C.D.N. – On fait face à plusieurs freins selon les différents profils de bâtiment. Lorsqu’il s’agit des logements collectifs, le problème se pose souvent au niveau de la réglementation incendie, qui nous empêche d’employer la solution BYSprong telle qu’elle a été conçue. Cela représente un véritable verrou pour proposer des solutions décarbonées. On doit donc y travailler avec le CSTB, les fournisseurs de matériaux et les industriels de la façade. En plus de cette contrainte, les copropriétés privées sont également une part de marché difficilement accessible, du fait de la pluralité d’acteurs qui agissent sur la décision finale. Contrairement aux bailleurs sociaux, où l’on a à faire à un seul interlocuteur, dans le privé ça se complique avec plusieurs acteurs. Le point positif reste l’ampleur du marché, dont on sait qu’il va se développer à terme, et la quantité de solutions qu’il reste à imaginer et à développer.

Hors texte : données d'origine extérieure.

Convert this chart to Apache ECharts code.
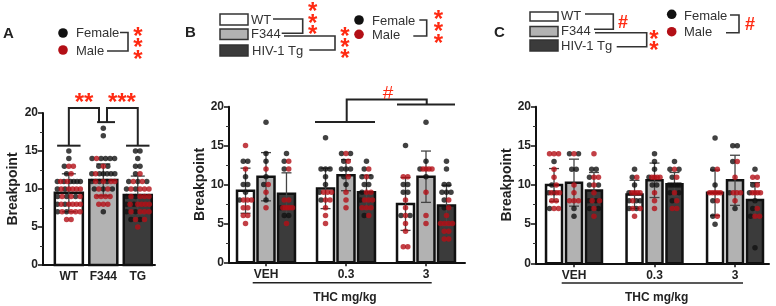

Quelles sont les prochaines étapes pour atteindre l’objectif de neutralité carbone ?

C.D.N. – Pour Bouygues Construction, c’est un vrai enjeu. L’objectif de réduction de notre bilan carbone va être très compliqué à atteindre si la part des rénovations, réhabilitations et restructurations n’augmente pas. Il doit y avoir un accompagnement des collaborateurs du groupe, du compagnon au chef de projet, mais également dans les directions, en accélérant la formation. C’est aussi en cela qu’il faut industrialiser et simplifier la rénovation, la main d’œuvre se faisant de plus en plus rare. L’objectif dans un avenir proche, c’est aussi d’optimiser l’utilisation de la data, grâce au développement d’une infrastructure de collecte et de traitement de la donnée énergétique –DATAWATCHER – qui va dans ce sens. On en livre un premier module cette année, avec pour but de développer une plateforme globale d’acquisition de données, qui permettrait de digitaliser la performance énergétique de nos bâtiments et de l’améliorer grâce à un meilleure pilotage. On commence par les fondamentaux : mesurer précisément ce que consomme le bâtiment, parce qu’aussi simple que cela puisse paraître, c’est n’est pour l’instant pas toujours fiable, et cela complique le choix de la solution optimale. En définitive Bouygues Construction s’organise pour relever ce défi incroyable ; et cela sera un succès si chacune de nos parties prenantes, partenaires, clients, collaborateurs, agit dans cette perspective !  
bysprong

Projet de transformation de 207 logements énergivores en bâtiments à énergie positive à Hem près de Lille pour le bailleur social Vilogia remporté par les équipes BYSprong en décembre 2021 pour une livraison prévisionnelle en 2024.